Collection entries:
▽

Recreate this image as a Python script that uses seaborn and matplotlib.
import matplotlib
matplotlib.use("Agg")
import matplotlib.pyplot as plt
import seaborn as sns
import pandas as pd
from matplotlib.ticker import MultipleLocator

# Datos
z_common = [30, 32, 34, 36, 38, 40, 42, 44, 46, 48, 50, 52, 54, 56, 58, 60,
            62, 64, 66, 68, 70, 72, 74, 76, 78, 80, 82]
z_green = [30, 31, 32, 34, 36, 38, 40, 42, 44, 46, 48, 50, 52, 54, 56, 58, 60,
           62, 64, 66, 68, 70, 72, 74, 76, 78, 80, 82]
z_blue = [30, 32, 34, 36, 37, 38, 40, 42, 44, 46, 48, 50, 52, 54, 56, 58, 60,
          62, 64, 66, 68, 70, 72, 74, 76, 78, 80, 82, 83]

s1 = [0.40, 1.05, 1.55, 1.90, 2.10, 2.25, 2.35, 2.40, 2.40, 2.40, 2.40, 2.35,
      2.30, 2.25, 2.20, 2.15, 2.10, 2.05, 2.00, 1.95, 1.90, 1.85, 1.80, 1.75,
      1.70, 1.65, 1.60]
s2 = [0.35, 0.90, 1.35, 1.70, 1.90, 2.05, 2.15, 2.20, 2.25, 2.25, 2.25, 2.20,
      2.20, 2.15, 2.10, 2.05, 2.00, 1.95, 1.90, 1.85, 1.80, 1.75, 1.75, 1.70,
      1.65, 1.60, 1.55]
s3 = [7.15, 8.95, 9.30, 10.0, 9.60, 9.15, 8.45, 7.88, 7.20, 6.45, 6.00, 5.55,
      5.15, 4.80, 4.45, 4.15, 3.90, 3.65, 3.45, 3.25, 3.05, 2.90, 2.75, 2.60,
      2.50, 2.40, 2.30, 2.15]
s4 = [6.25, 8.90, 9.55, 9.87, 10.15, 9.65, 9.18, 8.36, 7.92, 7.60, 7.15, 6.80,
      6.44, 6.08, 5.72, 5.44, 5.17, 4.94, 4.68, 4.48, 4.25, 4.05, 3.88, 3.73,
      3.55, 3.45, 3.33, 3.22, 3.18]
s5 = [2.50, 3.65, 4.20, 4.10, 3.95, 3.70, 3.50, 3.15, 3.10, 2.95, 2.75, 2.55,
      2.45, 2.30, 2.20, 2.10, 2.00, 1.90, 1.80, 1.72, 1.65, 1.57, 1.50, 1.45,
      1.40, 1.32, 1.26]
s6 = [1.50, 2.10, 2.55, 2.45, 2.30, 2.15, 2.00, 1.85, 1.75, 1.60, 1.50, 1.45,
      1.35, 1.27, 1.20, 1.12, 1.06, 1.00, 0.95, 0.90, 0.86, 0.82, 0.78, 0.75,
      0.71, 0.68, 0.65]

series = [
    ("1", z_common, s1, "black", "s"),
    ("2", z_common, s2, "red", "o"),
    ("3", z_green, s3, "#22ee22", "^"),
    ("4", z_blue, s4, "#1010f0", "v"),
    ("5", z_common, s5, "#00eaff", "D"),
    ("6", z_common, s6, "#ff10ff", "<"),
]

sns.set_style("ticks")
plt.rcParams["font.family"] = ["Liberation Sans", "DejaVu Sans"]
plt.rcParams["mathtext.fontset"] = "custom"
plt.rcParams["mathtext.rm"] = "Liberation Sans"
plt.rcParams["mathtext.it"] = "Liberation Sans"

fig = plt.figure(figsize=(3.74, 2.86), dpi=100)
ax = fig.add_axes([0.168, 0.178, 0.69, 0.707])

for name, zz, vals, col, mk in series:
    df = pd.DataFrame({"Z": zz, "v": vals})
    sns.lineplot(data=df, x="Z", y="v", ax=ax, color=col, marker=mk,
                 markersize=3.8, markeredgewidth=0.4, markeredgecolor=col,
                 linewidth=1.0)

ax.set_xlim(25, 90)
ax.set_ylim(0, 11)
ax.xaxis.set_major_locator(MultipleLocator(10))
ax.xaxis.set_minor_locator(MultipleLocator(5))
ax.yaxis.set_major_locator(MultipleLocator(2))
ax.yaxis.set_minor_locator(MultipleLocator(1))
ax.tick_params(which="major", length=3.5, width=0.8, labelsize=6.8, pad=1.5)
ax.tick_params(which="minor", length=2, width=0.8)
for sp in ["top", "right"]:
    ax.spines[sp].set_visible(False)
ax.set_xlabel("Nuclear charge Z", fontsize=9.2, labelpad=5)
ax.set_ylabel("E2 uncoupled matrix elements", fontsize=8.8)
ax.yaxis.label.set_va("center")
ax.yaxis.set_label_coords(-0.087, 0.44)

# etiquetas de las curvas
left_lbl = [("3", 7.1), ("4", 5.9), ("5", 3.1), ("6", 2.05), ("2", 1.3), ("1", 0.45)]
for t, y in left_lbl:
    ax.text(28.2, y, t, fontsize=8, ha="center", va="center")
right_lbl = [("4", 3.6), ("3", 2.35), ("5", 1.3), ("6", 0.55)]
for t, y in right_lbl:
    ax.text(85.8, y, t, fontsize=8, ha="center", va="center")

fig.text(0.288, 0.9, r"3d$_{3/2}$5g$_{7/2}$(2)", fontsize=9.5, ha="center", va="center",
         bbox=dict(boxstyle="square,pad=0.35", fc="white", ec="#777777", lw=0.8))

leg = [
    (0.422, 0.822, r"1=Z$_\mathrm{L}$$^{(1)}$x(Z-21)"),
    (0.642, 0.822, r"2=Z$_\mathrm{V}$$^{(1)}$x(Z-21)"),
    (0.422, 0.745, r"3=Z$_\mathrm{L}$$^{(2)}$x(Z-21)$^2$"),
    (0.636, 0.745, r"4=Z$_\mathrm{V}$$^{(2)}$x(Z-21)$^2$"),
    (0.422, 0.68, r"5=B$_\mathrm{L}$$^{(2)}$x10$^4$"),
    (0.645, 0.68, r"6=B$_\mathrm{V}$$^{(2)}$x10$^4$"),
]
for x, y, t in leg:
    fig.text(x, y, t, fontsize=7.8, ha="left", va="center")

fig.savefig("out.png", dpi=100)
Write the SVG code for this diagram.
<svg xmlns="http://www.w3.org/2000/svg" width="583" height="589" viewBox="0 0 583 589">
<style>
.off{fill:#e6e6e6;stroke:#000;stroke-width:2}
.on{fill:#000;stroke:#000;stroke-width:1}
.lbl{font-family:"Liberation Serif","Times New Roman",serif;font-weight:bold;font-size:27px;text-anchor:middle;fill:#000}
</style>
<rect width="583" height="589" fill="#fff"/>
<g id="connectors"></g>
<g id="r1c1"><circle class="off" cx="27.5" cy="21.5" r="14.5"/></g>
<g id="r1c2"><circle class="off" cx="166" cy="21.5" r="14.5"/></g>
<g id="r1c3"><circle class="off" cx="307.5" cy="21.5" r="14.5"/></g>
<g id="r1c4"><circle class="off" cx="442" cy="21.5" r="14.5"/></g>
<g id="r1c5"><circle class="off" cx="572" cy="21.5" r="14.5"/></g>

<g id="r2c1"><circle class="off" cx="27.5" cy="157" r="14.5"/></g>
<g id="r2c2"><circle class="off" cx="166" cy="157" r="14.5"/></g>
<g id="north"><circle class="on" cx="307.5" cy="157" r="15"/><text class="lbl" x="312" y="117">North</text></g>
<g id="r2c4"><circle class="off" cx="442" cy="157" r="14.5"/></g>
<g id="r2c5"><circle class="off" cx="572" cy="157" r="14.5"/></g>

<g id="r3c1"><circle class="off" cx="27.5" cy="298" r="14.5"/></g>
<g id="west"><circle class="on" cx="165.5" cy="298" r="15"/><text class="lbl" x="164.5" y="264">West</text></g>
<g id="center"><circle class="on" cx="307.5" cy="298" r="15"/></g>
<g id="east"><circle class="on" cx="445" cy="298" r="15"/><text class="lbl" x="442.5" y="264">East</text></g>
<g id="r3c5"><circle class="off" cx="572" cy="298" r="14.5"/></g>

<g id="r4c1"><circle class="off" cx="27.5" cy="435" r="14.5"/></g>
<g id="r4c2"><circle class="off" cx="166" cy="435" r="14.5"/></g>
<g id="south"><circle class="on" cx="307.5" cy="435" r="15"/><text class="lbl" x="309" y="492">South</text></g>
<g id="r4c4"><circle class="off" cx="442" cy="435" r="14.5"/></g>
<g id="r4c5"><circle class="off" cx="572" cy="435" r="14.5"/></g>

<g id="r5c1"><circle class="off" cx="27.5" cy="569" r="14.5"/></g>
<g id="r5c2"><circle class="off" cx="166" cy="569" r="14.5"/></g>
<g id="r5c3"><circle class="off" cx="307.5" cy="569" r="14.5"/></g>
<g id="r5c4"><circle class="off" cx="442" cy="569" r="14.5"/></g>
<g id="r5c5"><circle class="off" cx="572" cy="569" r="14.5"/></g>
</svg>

△

• Written problem: Only the lines from the opening of the material through the line with "from matplotlib.ticker import MultipleLocator" should be echoed, exactly as written.

• Answer for this exercise:
Recreate this image as a Python script that uses seaborn and matplotlib.
import matplotlib
matplotlib.use("Agg")
import matplotlib.pyplot as plt
import seaborn as sns
import pandas as pd
from matplotlib.ticker import MultipleLocator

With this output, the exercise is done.